This sermon was delivered by President Jennings during the meeting of Executive Council in San Juan, Puerto Rico on April 20, 2022:
In the name of the Risen Lord. Amen.
Perhaps of all the stories in the Gospel, the Road to Emmaus is the one I have the easiest time imagining myself in.
Two disciples—Cleopas and, let’s say, as some scholars do, that it was his wife, Mary, who had stood at the foot of the cross—are leaving Jerusalem afraid and confused, with everything that they thought they understood about the world in tatters. They are not just random bystanders—they are disciples who had known Jesus, traveled with him, and loved him. You can imagine that Mary, in particular, has been through hell; she has watched with her own eyes her teacher being brutally executed by the Roman authorities.
And so now, Cleopas and Mary are going to a town mentioned nowhere else in scripture, trying to make sense out of their lives. Frederick Buechner wrote that Emmaus was no place in particular, except that it was “some seven miles distant from a place that had become unbearable.” (Frederick Buechner, The Magnificent Defeat (Harper, 1985), 85).
I know this feeling deep in my bones. The first few days after our daughter, Lee, died, we were in shock, nothing seemed quite real, and akin to Cleopas and Mary, the situation was unbearable. Do you remember the poem by Emily Dickinson that begins “After great pain, a formal feeling comes?” That’s what I felt like, and that’s what I imagine Cleopas and Mary felt like too. Devastated and lost.
On the way to Emmaus, they meet the Risen Christ on the road, but they do not recognize him. As they relay the confusing and seemingly hopeless events of the past three days, they say, “But we had hoped that he was the one to redeem Israel.”
No matter how many times I hear this passage, it is this sentence that most stays with me. We had hoped that this story had a different ending. We had hoped that all of our work, and all of our commitment, and all of our love would mean that things would turn out differently. We had hoped for a different story. We had hoped for a different ending.

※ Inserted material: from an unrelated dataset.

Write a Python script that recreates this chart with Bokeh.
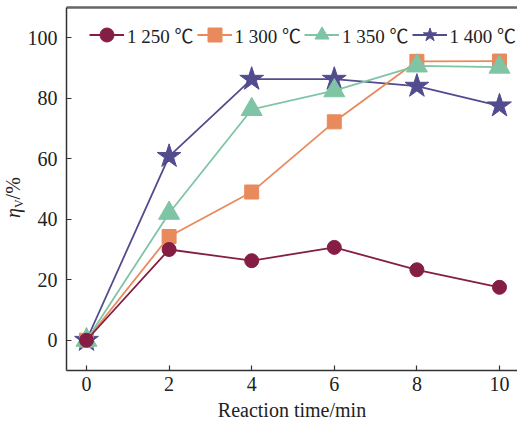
from bokeh.plotting import figure
from bokeh.layouts import row
from bokeh.models import (ColumnDataSource, Range1d, LinearAxis, FixedTicker,
                          Legend, LegendItem, Div)
from bokeh.embed import file_html
from bokeh.resources import INLINE

# ---- data ----
time_min = [0, 2, 4, 6, 8, 10]
eta_1250 = [0, 30.0, 26.3, 30.7, 23.3, 17.5]
eta_1300 = [0, 34.3, 49.0, 72.2, 92.2, 92.3]
eta_1350 = [0, 42.0, 76.3, 82.5, 90.7, 90.3]
eta_1400 = [0, 60.8, 86.3, 86.3, 84.0, 77.5]
series_labels = ["1 250 ℃", "1 300 ℃", "1 350 ℃", "1 400 ℃"]
x_ticks = [0, 2, 4, 6, 8, 10]
y_ticks = [0, 20, 40, 60, 80, 100]
y_title = ("η", "V", "/%")

FONT = "Liberation Serif"
AX = "#333333"
W, H = 517, 427
LABEL_W = 24

p = figure(width=W - LABEL_W, height=H, output_backend="svg", toolbar_location=None,
           x_range=Range1d(-0.484, 10.436), y_range=Range1d(-10, 110),
           min_border_left=66 - LABEL_W, min_border_right=0, min_border_top=7,
           min_border_bottom=57)
p.outline_line_color = None
p.xgrid.visible = False
p.ygrid.visible = False
p.background_fill_color = "white"
p.border_fill_color = "white"

for ax in (p.xaxis[0], p.yaxis[0]):
    ax.axis_line_color = AX
    ax.axis_line_width = 1.5
    ax.major_tick_line_color = AX
    ax.major_tick_line_width = 1.2
    ax.major_tick_in = 5
    ax.major_tick_out = 0
    ax.minor_tick_line_color = None
    ax.major_label_text_font = FONT
    ax.major_label_text_font_size = "20px"
    ax.major_label_text_color = "#222222"

p.xaxis[0].ticker = FixedTicker(ticks=x_ticks)
p.yaxis[0].ticker = FixedTicker(ticks=y_ticks)
p.xaxis[0].major_label_standoff = 6
p.yaxis[0].major_label_standoff = 9
p.xaxis[0].axis_label = "Reaction time/min"
p.xaxis[0].axis_label_text_font = FONT
p.xaxis[0].axis_label_text_font_size = "20px"
p.xaxis[0].axis_label_text_font_style = "normal"
p.xaxis[0].axis_label_text_color = "#222222"
p.xaxis[0].axis_label_standoff = 5

# top border
top = LinearAxis(ticker=FixedTicker(ticks=[]), major_label_text_font_size="0px",
                 major_tick_in=0, major_tick_out=0, major_label_standoff=0,
                 axis_line_color="#666666", axis_line_width=2.5)
p.add_layout(top, "above")

colors = {"1250": "#851E44", "1300": "#E98A5C", "1350": "#7EC4A5", "1400": "#524C8E"}
src = ColumnDataSource(dict(t=time_min, a=eta_1250, b=eta_1300, c=eta_1350, d=eta_1400))

r = {}
def series(col, key, marker, size):
    ln = p.line("t", col, source=src, line_color=colors[key], line_width=1.8)
    sc = p.scatter("t", col, source=src, marker=marker, size=size,
                   fill_color=colors[key], line_color=colors[key])
    r[key] = [ln, sc]

series("d", "1400", "star", 25)
series("b", "1300", "square", 14)
series("c", "1350", "triangle", 21)
series("a", "1250", "circle", 14)

items = [LegendItem(label=series_labels[i], renderers=r[k])
         for i, k in enumerate(["1250", "1300", "1350", "1400"])]
legend = Legend(items=items, orientation="horizontal", location="top_left",
                margin=0, padding=0, spacing=3, label_standoff=3,
                glyph_width=35, glyph_height=35, label_height=35,
                label_text_font="'Liberation Serif', 'Noto Sans CJK SC'",
                label_text_font_size="19px",
                label_text_color="#222222",
                border_line_color=None, background_fill_alpha=0)
legend.location = (23, 363 - 10 - 35)
p.add_layout(legend, "center")

# ---- y-axis title (rotated HTML text): eta_V / % ----
html = (
    f'<div style="position:relative;width:{LABEL_W}px;height:{H}px;overflow:visible;">'
    '<div style="position:absolute;left:3px;top:218px;transform-origin:0 0;'
    'transform:rotate(-90deg);white-space:nowrap;font-family:\'Liberation Serif\',serif;'
    'font-size:20px;line-height:20px;color:#222222;">'
    f'<i>{y_title[0]}</i>'
    f'<span style="font-size:12px;position:relative;top:3px;">{y_title[1]}</span>'
    f'{y_title[2]}</div></div>'
)
yl = Div(text=html, width=LABEL_W, height=H, margin=(0, 0, 0, 0))

layout = row(yl, p, spacing=0)
open("out.html", "w").write(file_html(layout, INLINE))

We can become so attached to the story we have been using to organize our lives, our ministries, and our faith that we do not notice a new narrative coming into being. It’s an easy thing to do. Joan Didion, a writer who was raised an Episcopalian and who knew plenty about unimaginable grief, wrote in “The White Album” that “We tell ourselves stories in order to live.” It’s not easy to change the story by which you are living: We had hoped that he was the one to redeem Israel. We had hoped the church would grow. We had hoped we could stop decline. We had hoped we could reach new people.
As we gather in person for the first time in years, it is not difficult to see ourselves in Cleopas and Mary. So many of our stories have been destroyed by COVID-19, distorted beyond recognition by the brutality of racism and colonialism, and diminished by a cultural turn away from religion. As many of us with decades of experience in leadership look around us, we are faced with the reality that many of the stories we told ourselves in the heady days of our youth no longer have much currency. The world around us is enlivened by different voices, inspired by different stories. We had hoped, perhaps, for something different.
And as we grieve what has been lost, or what was not to be, too often we also fail to see what is right in front of us. We don’t believe the women who come to tell us that the tomb is empty. We fail to notice the Risen Christ in our midst. We are reluctant to acknowledge that better stories are unfolding right in front of us.
But for Mary and Cleopas, that is just what happened. They urged this stranger who had appeared beside them to stay—the stranger whom they thought had no understanding of their world, of their context.
But they asked the stranger to eat with them, and he took bread, blessed and broke it, and gave it to them. And then their eyes were opened.
Friends, this is a time of endings and beginnings for many of us, and a time of transition for our church. It is all too easy, in these confusing and unsettling days, to cling to the stories we have been telling ourselves for decades, to believe that the only future worth having is the one we had hoped for. To believe that the only future worth having is the one in which we are at the center of the action. But all around us—in this room, in this church, in this world—new voices are emerging, telling new stories. Often, telling better stories than the ones we told.
In this gospel lesson, Cleopas and Mary finally get it. They learn a new story. Once their eyes are opened, they get up and get moving in “the same hour,” Luke tells us. They are not wasting any time. They get up and return to Jerusalem, and there they find their friends all together, rejoicing in the resurrection. The hope that had been so violently shattered is restored by a vision of God’s kingdom far more expansive than they ever could have imagined.
It’s time for us to get moving, too. Let us, with our eyes wide open, keep traveling through this uncertain time to discover the new stories that await us, the strangers who will travel on the road beside us, and the hope that the Risen Christ restores in us, now and always.